## start

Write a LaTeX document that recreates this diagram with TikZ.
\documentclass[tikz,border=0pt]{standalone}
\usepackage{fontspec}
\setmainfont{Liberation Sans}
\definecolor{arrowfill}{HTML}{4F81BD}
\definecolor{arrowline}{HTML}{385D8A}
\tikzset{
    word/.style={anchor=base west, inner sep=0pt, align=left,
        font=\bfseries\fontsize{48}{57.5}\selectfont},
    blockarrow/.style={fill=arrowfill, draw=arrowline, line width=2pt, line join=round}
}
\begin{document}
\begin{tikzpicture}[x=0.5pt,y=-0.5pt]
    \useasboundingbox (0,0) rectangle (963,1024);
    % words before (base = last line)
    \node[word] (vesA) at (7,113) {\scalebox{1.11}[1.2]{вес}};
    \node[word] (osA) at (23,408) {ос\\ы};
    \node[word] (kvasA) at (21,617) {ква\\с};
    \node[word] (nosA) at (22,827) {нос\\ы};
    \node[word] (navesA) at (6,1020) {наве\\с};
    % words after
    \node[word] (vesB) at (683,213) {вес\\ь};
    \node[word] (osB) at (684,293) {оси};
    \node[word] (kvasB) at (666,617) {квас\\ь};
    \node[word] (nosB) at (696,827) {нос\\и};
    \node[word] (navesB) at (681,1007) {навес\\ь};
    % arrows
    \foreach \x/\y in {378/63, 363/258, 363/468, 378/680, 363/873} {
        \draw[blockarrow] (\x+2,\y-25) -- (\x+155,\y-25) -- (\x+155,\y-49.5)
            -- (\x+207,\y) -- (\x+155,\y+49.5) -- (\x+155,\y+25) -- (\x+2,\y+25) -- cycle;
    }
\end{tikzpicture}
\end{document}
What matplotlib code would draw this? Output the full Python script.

## end

- **Task brief**
Each line of the listing should be echoed back exactly.

- **Written answer**
Write a LaTeX document that recreates this diagram with TikZ.
\documentclass[tikz,border=0pt]{standalone}
\usepackage{fontspec}
\setmainfont{Liberation Sans}
\definecolor{arrowfill}{HTML}{4F81BD}
\definecolor{arrowline}{HTML}{385D8A}
\tikzset{
    word/.style={anchor=base west, inner sep=0pt, align=left,
        font=\bfseries\fontsize{48}{57.5}\selectfont},
    blockarrow/.style={fill=arrowfill, draw=arrowline, line width=2pt, line join=round}
}
\begin{document}
\begin{tikzpicture}[x=0.5pt,y=-0.5pt]
    \useasboundingbox (0,0) rectangle (963,1024);
    % words before (base = last line)
    \node[word] (vesA) at (7,113) {\scalebox{1.11}[1.2]{вес}};
    \node[word] (osA) at (23,408) {ос\\ы};
    \node[word] (kvasA) at (21,617) {ква\\с};
    \node[word] (nosA) at (22,827) {нос\\ы};
    \node[word] (navesA) at (6,1020) {наве\\с};
    % words after
    \node[word] (vesB) at (683,213) {вес\\ь};
    \node[word] (osB) at (684,293) {оси};
    \node[word] (kvasB) at (666,617) {квас\\ь};
    \node[word] (nosB) at (696,827) {нос\\и};
    \node[word] (navesB) at (681,1007) {навес\\ь};
    % arrows
    \foreach \x/\y in {378/63, 363/258, 363/468, 378/680, 363/873} {
        \draw[blockarrow] (\x+2,\y-25) -- (\x+155,\y-25) -- (\x+155,\y-49.5)
            -- (\x+207,\y) -- (\x+155,\y+49.5) -- (\x+155,\y+25) -- (\x+2,\y+25) -- cycle;
    }
\end{tikzpicture}
\end{document}
What matplotlib code would draw this? Output the full Python script.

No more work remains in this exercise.